- [What is needed]: Collect every line below that contains the word "diagram".

(Rows from a dataset of charts and code)
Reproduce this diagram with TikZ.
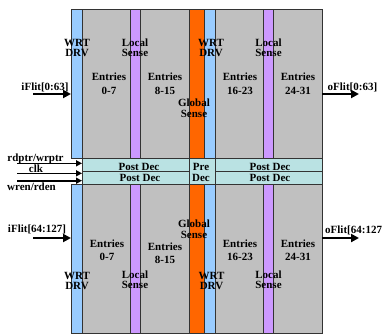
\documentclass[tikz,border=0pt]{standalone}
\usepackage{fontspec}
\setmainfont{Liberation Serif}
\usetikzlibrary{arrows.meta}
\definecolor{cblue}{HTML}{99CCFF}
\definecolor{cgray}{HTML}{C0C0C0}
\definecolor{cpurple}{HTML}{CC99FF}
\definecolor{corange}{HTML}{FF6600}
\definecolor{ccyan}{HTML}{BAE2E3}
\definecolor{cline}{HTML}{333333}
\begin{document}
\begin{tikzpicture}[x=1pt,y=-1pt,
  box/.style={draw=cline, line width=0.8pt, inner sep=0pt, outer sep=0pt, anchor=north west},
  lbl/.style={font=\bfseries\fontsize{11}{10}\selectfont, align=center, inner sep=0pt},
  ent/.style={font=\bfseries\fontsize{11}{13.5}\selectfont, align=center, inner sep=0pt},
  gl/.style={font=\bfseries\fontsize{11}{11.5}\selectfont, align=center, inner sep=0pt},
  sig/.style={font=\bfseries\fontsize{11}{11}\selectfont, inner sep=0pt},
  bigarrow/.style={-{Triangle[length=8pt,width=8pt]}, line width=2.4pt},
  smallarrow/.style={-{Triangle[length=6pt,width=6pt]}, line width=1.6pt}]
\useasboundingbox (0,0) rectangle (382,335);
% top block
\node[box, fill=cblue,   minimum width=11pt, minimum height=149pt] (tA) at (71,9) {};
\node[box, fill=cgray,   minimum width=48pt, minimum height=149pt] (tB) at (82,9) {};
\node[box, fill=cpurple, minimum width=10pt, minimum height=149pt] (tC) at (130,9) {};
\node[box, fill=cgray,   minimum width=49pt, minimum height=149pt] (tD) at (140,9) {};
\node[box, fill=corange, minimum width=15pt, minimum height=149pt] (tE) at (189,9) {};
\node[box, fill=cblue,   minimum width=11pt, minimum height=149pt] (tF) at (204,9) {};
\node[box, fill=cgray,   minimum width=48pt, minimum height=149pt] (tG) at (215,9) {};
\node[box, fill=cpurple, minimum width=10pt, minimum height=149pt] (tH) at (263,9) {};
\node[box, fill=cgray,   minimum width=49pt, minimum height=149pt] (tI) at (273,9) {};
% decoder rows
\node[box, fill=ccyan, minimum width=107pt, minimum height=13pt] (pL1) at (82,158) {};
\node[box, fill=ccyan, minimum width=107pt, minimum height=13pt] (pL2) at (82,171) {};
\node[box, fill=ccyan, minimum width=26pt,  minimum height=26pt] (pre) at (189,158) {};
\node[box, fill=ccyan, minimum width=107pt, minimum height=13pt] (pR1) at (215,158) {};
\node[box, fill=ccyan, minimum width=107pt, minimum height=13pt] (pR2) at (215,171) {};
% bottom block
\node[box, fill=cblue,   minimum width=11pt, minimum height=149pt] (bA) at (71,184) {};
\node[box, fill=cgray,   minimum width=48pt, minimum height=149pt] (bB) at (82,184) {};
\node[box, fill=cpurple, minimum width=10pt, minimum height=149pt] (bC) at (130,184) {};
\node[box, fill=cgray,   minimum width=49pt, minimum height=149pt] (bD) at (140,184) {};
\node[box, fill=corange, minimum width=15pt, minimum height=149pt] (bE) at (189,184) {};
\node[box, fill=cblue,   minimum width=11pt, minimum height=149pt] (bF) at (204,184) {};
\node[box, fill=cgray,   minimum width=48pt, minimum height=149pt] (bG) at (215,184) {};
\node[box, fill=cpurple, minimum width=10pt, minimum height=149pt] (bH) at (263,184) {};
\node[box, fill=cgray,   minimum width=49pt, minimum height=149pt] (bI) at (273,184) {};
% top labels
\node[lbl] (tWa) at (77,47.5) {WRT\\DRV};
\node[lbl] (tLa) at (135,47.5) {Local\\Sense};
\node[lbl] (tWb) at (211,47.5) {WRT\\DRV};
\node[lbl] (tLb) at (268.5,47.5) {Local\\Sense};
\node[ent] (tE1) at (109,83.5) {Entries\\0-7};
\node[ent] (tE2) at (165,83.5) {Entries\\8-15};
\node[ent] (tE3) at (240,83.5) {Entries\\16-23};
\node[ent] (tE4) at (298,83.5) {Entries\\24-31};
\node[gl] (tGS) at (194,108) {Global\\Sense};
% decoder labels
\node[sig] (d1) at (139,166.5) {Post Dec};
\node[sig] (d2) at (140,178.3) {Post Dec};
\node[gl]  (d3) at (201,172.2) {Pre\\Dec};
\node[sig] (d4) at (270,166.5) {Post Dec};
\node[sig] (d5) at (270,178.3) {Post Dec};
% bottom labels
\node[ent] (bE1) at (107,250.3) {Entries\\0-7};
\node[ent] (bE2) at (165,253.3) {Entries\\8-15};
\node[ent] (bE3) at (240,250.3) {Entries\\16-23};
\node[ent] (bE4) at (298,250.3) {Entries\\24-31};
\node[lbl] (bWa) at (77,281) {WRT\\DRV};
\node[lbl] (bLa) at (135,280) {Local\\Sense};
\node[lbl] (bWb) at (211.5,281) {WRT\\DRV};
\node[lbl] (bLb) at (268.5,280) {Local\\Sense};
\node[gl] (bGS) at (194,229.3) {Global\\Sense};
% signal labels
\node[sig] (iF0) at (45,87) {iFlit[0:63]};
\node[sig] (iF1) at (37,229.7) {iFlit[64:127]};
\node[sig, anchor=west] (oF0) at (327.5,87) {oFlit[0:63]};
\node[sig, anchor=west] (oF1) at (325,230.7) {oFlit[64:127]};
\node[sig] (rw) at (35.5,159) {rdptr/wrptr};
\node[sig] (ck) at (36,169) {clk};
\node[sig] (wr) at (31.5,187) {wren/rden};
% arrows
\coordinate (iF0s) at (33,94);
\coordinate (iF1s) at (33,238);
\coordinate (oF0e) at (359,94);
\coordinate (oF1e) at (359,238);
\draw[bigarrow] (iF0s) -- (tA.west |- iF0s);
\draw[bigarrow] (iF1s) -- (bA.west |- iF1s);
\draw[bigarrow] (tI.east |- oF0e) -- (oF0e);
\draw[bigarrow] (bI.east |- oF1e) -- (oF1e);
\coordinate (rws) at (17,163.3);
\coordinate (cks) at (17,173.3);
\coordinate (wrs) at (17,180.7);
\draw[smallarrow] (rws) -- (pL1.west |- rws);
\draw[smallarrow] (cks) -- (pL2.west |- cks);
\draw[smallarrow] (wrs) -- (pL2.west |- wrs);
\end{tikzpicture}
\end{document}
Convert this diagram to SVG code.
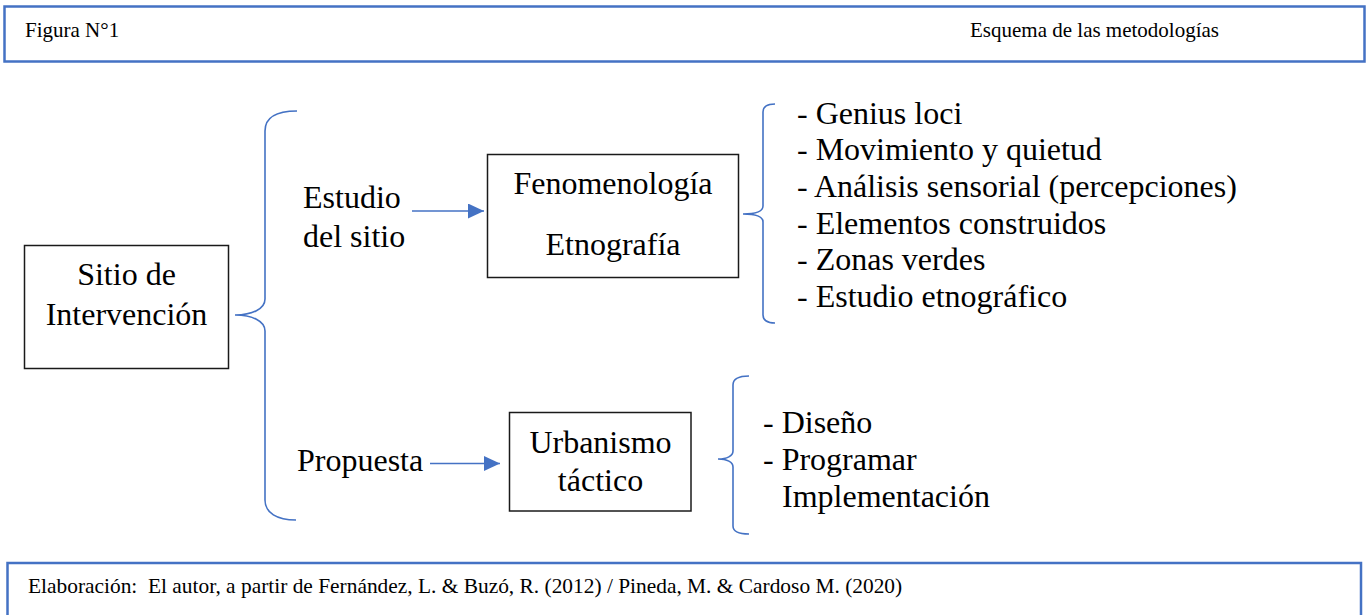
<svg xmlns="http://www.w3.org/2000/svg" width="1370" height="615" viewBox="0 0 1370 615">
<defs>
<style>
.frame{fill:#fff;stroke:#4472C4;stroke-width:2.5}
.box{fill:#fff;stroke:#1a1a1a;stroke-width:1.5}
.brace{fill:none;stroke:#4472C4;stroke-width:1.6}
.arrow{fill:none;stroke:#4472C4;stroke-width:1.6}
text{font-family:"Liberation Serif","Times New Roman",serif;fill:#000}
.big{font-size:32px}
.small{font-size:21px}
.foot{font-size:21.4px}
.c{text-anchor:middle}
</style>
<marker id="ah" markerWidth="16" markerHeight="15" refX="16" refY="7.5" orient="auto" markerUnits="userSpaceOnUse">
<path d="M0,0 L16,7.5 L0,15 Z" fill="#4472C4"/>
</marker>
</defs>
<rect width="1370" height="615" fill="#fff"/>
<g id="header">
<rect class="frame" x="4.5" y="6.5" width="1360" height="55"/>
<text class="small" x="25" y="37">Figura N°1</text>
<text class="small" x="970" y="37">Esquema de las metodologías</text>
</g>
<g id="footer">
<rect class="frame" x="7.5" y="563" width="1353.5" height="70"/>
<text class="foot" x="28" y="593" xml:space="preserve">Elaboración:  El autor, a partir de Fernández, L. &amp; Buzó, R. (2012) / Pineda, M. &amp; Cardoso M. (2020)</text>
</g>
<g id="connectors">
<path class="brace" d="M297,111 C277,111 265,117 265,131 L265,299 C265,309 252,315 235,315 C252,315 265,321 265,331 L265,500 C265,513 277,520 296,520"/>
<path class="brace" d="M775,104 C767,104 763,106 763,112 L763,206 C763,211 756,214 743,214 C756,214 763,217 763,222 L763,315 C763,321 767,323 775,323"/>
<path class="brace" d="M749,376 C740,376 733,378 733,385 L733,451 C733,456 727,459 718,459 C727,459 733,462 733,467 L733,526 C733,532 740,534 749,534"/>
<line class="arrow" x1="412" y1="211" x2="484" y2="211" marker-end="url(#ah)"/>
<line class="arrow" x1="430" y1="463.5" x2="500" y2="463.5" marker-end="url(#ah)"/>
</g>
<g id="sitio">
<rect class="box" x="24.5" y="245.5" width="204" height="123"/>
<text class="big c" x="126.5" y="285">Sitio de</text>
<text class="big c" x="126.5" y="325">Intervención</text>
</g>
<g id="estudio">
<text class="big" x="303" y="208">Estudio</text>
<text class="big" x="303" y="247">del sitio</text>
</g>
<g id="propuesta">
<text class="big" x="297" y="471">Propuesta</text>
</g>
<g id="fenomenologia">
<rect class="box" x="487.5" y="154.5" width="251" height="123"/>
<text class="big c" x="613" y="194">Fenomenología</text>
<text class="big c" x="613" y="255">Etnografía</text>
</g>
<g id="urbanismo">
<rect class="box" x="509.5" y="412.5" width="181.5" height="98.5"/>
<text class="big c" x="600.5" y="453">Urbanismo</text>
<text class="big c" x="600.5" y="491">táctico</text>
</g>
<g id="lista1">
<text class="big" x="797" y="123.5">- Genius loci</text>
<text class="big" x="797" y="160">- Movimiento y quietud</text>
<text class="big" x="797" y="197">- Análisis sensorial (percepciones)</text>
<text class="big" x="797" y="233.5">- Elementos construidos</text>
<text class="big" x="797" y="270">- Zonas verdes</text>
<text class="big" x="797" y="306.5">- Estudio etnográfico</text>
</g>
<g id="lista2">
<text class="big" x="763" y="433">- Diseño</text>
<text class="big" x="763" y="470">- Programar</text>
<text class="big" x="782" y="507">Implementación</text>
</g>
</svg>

- [The solution]:
Reproduce this diagram with TikZ.
Convert this diagram to SVG code.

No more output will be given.